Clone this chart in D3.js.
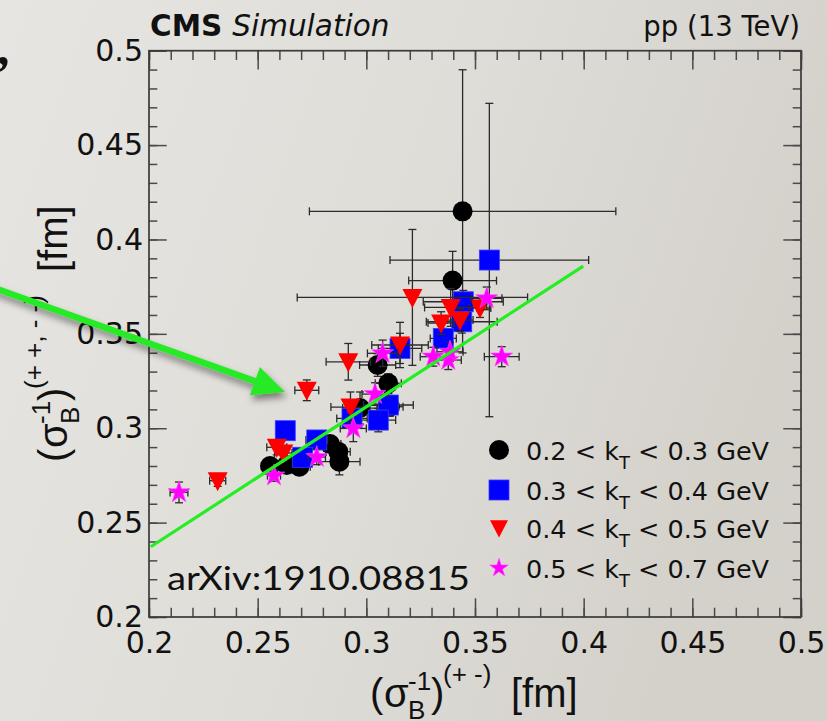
<!DOCTYPE html>
<html>
<head>
<meta charset="utf-8">
<script src="https://cdn.jsdelivr.net/npm/d3@7"></script>
<style>
  html, body { margin: 0; padding: 0; overflow: hidden; background: #e0dfdb; }
  svg { display: block; }
</style>
</head>
<body>
<svg id="chart" width="827" height="721"></svg>
<script>
// Inverse Bowler-Sinyukov widths: like-sign (y) vs unlike-sign (x) pairs, in fm

// 0.2 < kT < 0.3 GeV
const kt1X  = [0.3443, 0.3397, 0.3052, 0.3101, 0.3109, 0.2971, 0.2833, 0.2871, 0.2876, 0.2557, 0.2634, 0.2692];
const kt1Y  = [0.4149, 0.3782, 0.3335, 0.3238, 0.3114, 0.3107, 0.2916, 0.2876, 0.2823, 0.2800, 0.2805, 0.2796];
const kt1Ex = [0.0705, 0.0202, 0.0083, 0.0060, 0.0060, 0.0080, 0.0050, 0.0055, 0.0095, 0.0040, 0.0040, 0.0050];
const kt1Ey = [0.0750, 0.0155, 0.0060, 0.0050, 0.0050, 0.0085, 0.0040, 0.0040, 0.0070, 0.0030, 0.0030, 0.0040];

// 0.3 < kT < 0.4 GeV
const kt2X  = [0.3566, 0.3446, 0.3439, 0.3354, 0.3155, 0.3101, 0.3055, 0.2934, 0.2772, 0.2707, 0.2627];
const kt2Y  = [0.3891, 0.3670, 0.3564, 0.3476, 0.3423, 0.3123, 0.3043, 0.3052, 0.2938, 0.2846, 0.2987];
const kt2Ex = [0.0457, 0.0184, 0.0163, 0.0060, 0.0100, 0.0115, 0.0080, 0.0070, 0.0050, 0.0040, 0.0030];
const kt2Ey = [0.0830, 0.0060, 0.0060, 0.0053, 0.0080, 0.0060, 0.0062, 0.0060, 0.0040, 0.0040, 0.0030];

// 0.4 < kT < 0.5 GeV
const kt3X  = [0.3212, 0.3155, 0.2917, 0.2726, 0.2927, 0.2588, 0.2618, 0.2316, 0.3388, 0.3344, 0.3431, 0.3523];
const kt3Y  = [0.3693, 0.3441, 0.3352, 0.3201, 0.3112, 0.2899, 0.2869, 0.2722, 0.3640, 0.3557, 0.3573, 0.3637];
const kt3Ex = [0.0530, 0.0130, 0.0102, 0.0055, 0.0090, 0.0046, 0.0040, 0.0037, 0.0120, 0.0060, 0.0060, 0.0050];
const kt3Ey = [0.0360, 0.0120, 0.0097, 0.0055, 0.0080, 0.0040, 0.0040, 0.0030, 0.0100, 0.0060, 0.0060, 0.0050];

// 0.5 < kT < 0.7 GeV
const kt4X  = [0.3554, 0.3623, 0.3308, 0.3377, 0.3385, 0.3075, 0.3040, 0.2940, 0.2772, 0.2575, 0.2138];
const kt4Y  = [0.3688, 0.3379, 0.3379, 0.3361, 0.3405, 0.3397, 0.3181, 0.2999, 0.2847, 0.2749, 0.2660];
const kt4Ex = [0.0070, 0.0080, 0.0060, 0.0060, 0.0060, 0.0070, 0.0060, 0.0060, 0.0040, 0.0030, 0.0041];
const kt4Ey = [0.0060, 0.0053, 0.0050, 0.0050, 0.0050, 0.0070, 0.0060, 0.0070, 0.0040, 0.0030, 0.0055];

// linear fit through all points
const fitX = [0.2008, 0.3998];
const fitY = [0.2372, 0.3859];

// legend kT ranges
const ktLow  = ["0.2", "0.3", "0.4", "0.5"];
const ktHigh = ["0.3", "0.4", "0.5", "0.7"];

// axis ticks
const xTickValues = [0.2, 0.25, 0.3, 0.35, 0.4, 0.45, 0.5];
const xTickLabels = ["0.2", "0.25", "0.3", "0.35", "0.4", "0.45", "0.5"];
const yTickValues = [0.2, 0.25, 0.3, 0.35, 0.4, 0.45, 0.5];
const yTickLabels = ["0.2", "0.25", "0.3", "0.35", "0.4", "0.45", "0.5"];

const series = [
  { xs: kt1X, ys: kt1Y, ex: kt1Ex, ey: kt1Ey, shape: "circle",   fill: "#000000" },
  { xs: kt2X, ys: kt2Y, ex: kt2Ex, ey: kt2Ey, shape: "square",   fill: "#0000ff" },
  { xs: kt3X, ys: kt3Y, ex: kt3Ex, ey: kt3Ey, shape: "triangle", fill: "#ff0000" },
  { xs: kt4X, ys: kt4Y, ex: kt4Ex, ey: kt4Ey, shape: "star",     fill: "#ff00ff" }
];

const svg = d3.select("#chart");
const W = 827, H = 721;
const ROOTFONT = "'DejaVu Sans', sans-serif";
const TITLEFONT = "'Liberation Sans', Arial, sans-serif";

const x = d3.scaleLinear().domain([0.2, 0.5]).range([149, 801]);
const y = d3.scaleLinear().domain([0.2, 0.5]).range([617, 50.7]);

// ---- slide background ----
const defs = svg.append("defs");
const bg = defs.append("linearGradient").attr("id", "bg").attr("x1", 0).attr("y1", 0).attr("x2", 1).attr("y2", 0.3);
bg.append("stop").attr("offset", 0).attr("stop-color", "#e6e5e1");
bg.append("stop").attr("offset", 0.55).attr("stop-color", "#dfddd8");
bg.append("stop").attr("offset", 1).attr("stop-color", "#d4d1cb");
const shadow = defs.append("filter").attr("id", "shadow").attr("x", "-20%").attr("y", "-50%").attr("width", "150%").attr("height", "200%");
shadow.append("feDropShadow").attr("dx", 2).attr("dy", 5).attr("stdDeviation", 3.5)
  .attr("flood-color", "#000").attr("flood-opacity", 0.45);

svg.append("rect").attr("width", W).attr("height", H).attr("fill", "url(#bg)");

// trailing comma of the slide text above
svg.append("text").attr("x", -3).attr("y", 64)
  .attr("font-family", "'Liberation Serif', serif").attr("font-weight", "bold")
  .attr("font-size", 50).attr("fill", "#111").text(",");

// ---- axes (ticks on all four sides, pointing inward) ----
const tickColor = "#4a4a4a";
function styleTicks(g) {
  g.select(".domain").remove();
  g.selectAll(".tick line").attr("stroke", tickColor).attr("stroke-width", 1.5);
  g.selectAll(".tick text").attr("font-family", ROOTFONT).attr("font-size", 30).attr("fill", "#111");
}
const xMinor = x.ticks(30);
const yMinor = y.ticks(30);

svg.append("g").attr("transform", `translate(0,${y(0.2)})`)
  .call(d3.axisBottom(x).tickValues(xMinor).tickSize(-9.3).tickFormat("")).call(styleTicks);
svg.append("g").attr("transform", `translate(0,${y(0.2)})`)
  .call(d3.axisBottom(x).tickValues(xTickValues).tickSizeInner(-18.7).tickSizeOuter(0)
    .tickPadding(14.5).tickFormat((d, i) => xTickLabels[i])).call(styleTicks);
svg.append("g").attr("transform", `translate(0,${y(0.5)})`)
  .call(d3.axisTop(x).tickValues(xMinor).tickSize(-9.3).tickFormat("")).call(styleTicks);
svg.append("g").attr("transform", `translate(0,${y(0.5)})`)
  .call(d3.axisTop(x).tickValues(xTickValues).tickSize(-18.7).tickFormat("")).call(styleTicks);

svg.append("g").attr("transform", `translate(${x(0.2)},0)`)
  .call(d3.axisLeft(y).tickValues(yMinor).tickSize(-8.3).tickFormat("")).call(styleTicks);
svg.append("g").attr("transform", `translate(${x(0.2)},0)`)
  .call(d3.axisLeft(y).tickValues(yTickValues).tickSizeInner(-17.7).tickSizeOuter(0)
    .tickPadding(6).tickFormat((d, i) => yTickLabels[i])).call(styleTicks);
svg.append("g").attr("transform", `translate(${x(0.5)},0)`)
  .call(d3.axisRight(y).tickValues(yMinor).tickSize(-8.3).tickFormat("")).call(styleTicks);
svg.append("g").attr("transform", `translate(${x(0.5)},0)`)
  .call(d3.axisRight(y).tickValues(yTickValues).tickSize(-17.7).tickFormat("")).call(styleTicks);

// frame
svg.append("rect")
  .attr("x", x(0.2)).attr("y", y(0.5))
  .attr("width", x(0.5) - x(0.2)).attr("height", y(0.2) - y(0.5))
  .attr("fill", "none").attr("stroke", "#3a3a3a").attr("stroke-width", 1.7);

// ---- markers ----
const starPath = d3.symbol().type(d3.symbolStar).size(150)();
function drawMarker(g, shape, fill, cx, cy, s = 1) {
  if (shape === "circle") {
    g.append("circle").attr("cx", cx).attr("cy", cy).attr("r", 10 * s).attr("fill", fill);
  } else if (shape === "square") {
    g.append("rect").attr("x", cx - 10 * s).attr("y", cy - 10 * s)
      .attr("width", 20 * s).attr("height", 20 * s)
      .attr("fill", fill).attr("stroke", "#3b3bff").attr("stroke-width", 0.8);
  } else if (shape === "triangle") {
    const pts = [[-10, -8.5], [10, -8.5], [0, 10.5]].map(p => [cx + p[0] * s, cy + p[1] * s]);
    g.append("path").attr("d", d3.line()(pts) + "Z").attr("fill", fill);
  } else {
    g.append("path").attr("d", starPath).attr("transform", `translate(${cx},${cy}) scale(${s})`)
      .attr("fill", fill).attr("stroke", "#ff4dff").attr("stroke-width", 0.6);
  }
}

const errColor = "#2b2b2b";
const cap = 4;
const plot = svg.append("g");
series.forEach(sr => {
  const eg = plot.append("g").attr("stroke", errColor).attr("stroke-width", 1.3).attr("fill", "none");
  sr.xs.forEach((xv, i) => {
    const cx = x(xv), cy = y(sr.ys[i]);
    const x0 = x(xv - sr.ex[i]), x1 = x(xv + sr.ex[i]);
    const y0 = y(sr.ys[i] - sr.ey[i]), y1 = y(sr.ys[i] + sr.ey[i]);
    eg.append("line").attr("x1", x0).attr("x2", x1).attr("y1", cy).attr("y2", cy);
    eg.append("line").attr("x1", x0).attr("x2", x0).attr("y1", cy - cap).attr("y2", cy + cap);
    eg.append("line").attr("x1", x1).attr("x2", x1).attr("y1", cy - cap).attr("y2", cy + cap);
    eg.append("line").attr("x1", cx).attr("x2", cx).attr("y1", y0).attr("y2", y1);
    eg.append("line").attr("x1", cx - cap).attr("x2", cx + cap).attr("y1", y0).attr("y2", y0);
    eg.append("line").attr("x1", cx - cap).attr("x2", cx + cap).attr("y1", y1).attr("y2", y1);
  });
  const mg = plot.append("g");
  sr.xs.forEach((xv, i) => drawMarker(mg, sr.shape, sr.fill, x(xv), y(sr.ys[i])));
});

// fit line
svg.append("path")
  .attr("d", d3.line().x(d => x(d[0])).y(d => y(d[1]))(fitX.map((v, i) => [v, fitY[i]])))
  .attr("stroke", "#22ee22").attr("stroke-width", 3.2).attr("fill", "none");

// ---- legend ----
const lg = svg.append("g");
const legendRowY = [450, 490, 528, 568];
series.forEach((sr, i) => {
  const cy = legendRowY[i];
  drawMarker(lg, sr.shape, sr.fill, 499, cy, sr.shape === "star" ? 0.85 : (sr.shape === "triangle" ? 0.9 : 1));
  const t = lg.append("text").attr("x", 526).attr("y", cy + 10)
    .attr("font-family", ROOTFONT).attr("font-size", 25.5).attr("fill", "#111");
  t.append("tspan").text(`${ktLow[i]} < k`);
  t.append("tspan").attr("font-size", 18).attr("dy", 9).text("T");
  t.append("tspan").attr("dy", -9).text(` < ${ktHigh[i]} GeV`);
});

// ---- header texts ----
const head = svg.append("text").attr("x", 150).attr("y", 36)
  .attr("font-family", ROOTFONT).attr("font-size", 29.5).attr("fill", "#111");
head.append("tspan").attr("font-weight", "bold").text("CMS");
head.append("tspan").attr("font-style", "italic").attr("dx", 10).text("Simulation");

svg.append("text").attr("x", 800).attr("y", 36).attr("text-anchor", "end")
  .attr("font-family", ROOTFONT).attr("font-size", 27.5).attr("fill", "#111")
  .text("pp (13 TeV)");

svg.append("text").attr("x", 167).attr("y", 590)
  .attr("font-family", "Lato, 'Open Sans', sans-serif").attr("font-size", 32).attr("fill", "#111")
  .attr("textLength", 303).attr("lengthAdjust", "spacingAndGlyphs")
  .text("arXiv:1910.08815");

// ---- axis titles ----
function axisTitle(g, supText) {
  const t = g.append("text").attr("font-family", TITLEFONT).attr("font-size", 40).attr("fill", "#111");
  t.append("tspan").attr("x", 0).attr("y", 0).text("(");
  t.append("tspan").attr("x", 14).attr("y", 0).text("σ");
  t.append("tspan").attr("x", 38).attr("y", 12).attr("font-size", 26).text("B");
  t.append("tspan").attr("x", 38).attr("y", -17).attr("font-size", 26).text("-1");
  t.append("tspan").attr("x", 61).attr("y", 0).text(")");
  t.append("tspan").attr("x", 73).attr("y", -24).attr("font-size", 26).text(supText);
  return t;
}
const xt = axisTitle(svg.append("g").attr("transform", "translate(370,707)"), "(+ -)");
xt.append("tspan").attr("x", 141).attr("y", 0).text("[fm]");
const yt = axisTitle(svg.append("g").attr("transform", "translate(67,462) rotate(-90)"), "(+ +, - -)");
yt.append("tspan").attr("x", 190).attr("y", 0).text("[fm]");

// ---- slide arrow pointing at the data ----
const arrowFrom = [-12, 285.7], arrowTip = [285, 392];
const dx = arrowTip[0] - arrowFrom[0], dy = arrowTip[1] - arrowFrom[1];
const len = Math.hypot(dx, dy), ux = dx / len, uy = dy / len;
const headLen = 32, headHalf = 15;
const base = [arrowTip[0] - headLen * ux, arrowTip[1] - headLen * uy];
const ag = svg.append("g").attr("filter", "url(#shadow)");
ag.append("line").attr("x1", arrowFrom[0]).attr("y1", arrowFrom[1])
  .attr("x2", base[0] + 2 * ux).attr("y2", base[1] + 2 * uy)
  .attr("stroke", "#26ea26").attr("stroke-width", 6.5);
ag.append("path")
  .attr("d", d3.line()([arrowTip,
    [base[0] - headHalf * uy, base[1] + headHalf * ux],
    [base[0] + headHalf * uy, base[1] - headHalf * ux]]) + "Z")
  .attr("fill", "#26ea26");
</script>
</body>
</html>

::::::::

▶ **WRITTEN REQUEST**:
Return the material line for line, from its beginning to the line that contains "0.0040, 0.0040, 0.0030];", with the pictures left out.

▶ **FULL RESPONSE**:
Clone this chart in D3.js.
<!DOCTYPE html>
<html>
<head>
<meta charset="utf-8">
<script src="https://cdn.jsdelivr.net/npm/d3@7"></script>
<style>
  html, body { margin: 0; padding: 0; overflow: hidden; background: #e0dfdb; }
  svg { display: block; }
</style>
</head>
<body>
<svg id="chart" width="827" height="721"></svg>
<script>
// Inverse Bowler-Sinyukov widths: like-sign (y) vs unlike-sign (x) pairs, in fm

// 0.2 < kT < 0.3 GeV
const kt1X  = [0.3443, 0.3397, 0.3052, 0.3101, 0.3109, 0.2971, 0.2833, 0.2871, 0.2876, 0.2557, 0.2634, 0.2692];
const kt1Y  = [0.4149, 0.3782, 0.3335, 0.3238, 0.3114, 0.3107, 0.2916, 0.2876, 0.2823, 0.2800, 0.2805, 0.2796];
const kt1Ex = [0.0705, 0.0202, 0.0083, 0.0060, 0.0060, 0.0080, 0.0050, 0.0055, 0.0095, 0.0040, 0.0040, 0.0050];
const kt1Ey = [0.0750, 0.0155, 0.0060, 0.0050, 0.0050, 0.0085, 0.0040, 0.0040, 0.0070, 0.0030, 0.0030, 0.0040];

// 0.3 < kT < 0.4 GeV
const kt2X  = [0.3566, 0.3446, 0.3439, 0.3354, 0.3155, 0.3101, 0.3055, 0.2934, 0.2772, 0.2707, 0.2627];
const kt2Y  = [0.3891, 0.3670, 0.3564, 0.3476, 0.3423, 0.3123, 0.3043, 0.3052, 0.2938, 0.2846, 0.2987];
const kt2Ex = [0.0457, 0.0184, 0.0163, 0.0060, 0.0100, 0.0115, 0.0080, 0.0070, 0.0050, 0.0040, 0.0030];
const kt2Ey = [0.0830, 0.0060, 0.0060, 0.0053, 0.0080, 0.0060, 0.0062, 0.0060, 0.0040, 0.0040, 0.0030];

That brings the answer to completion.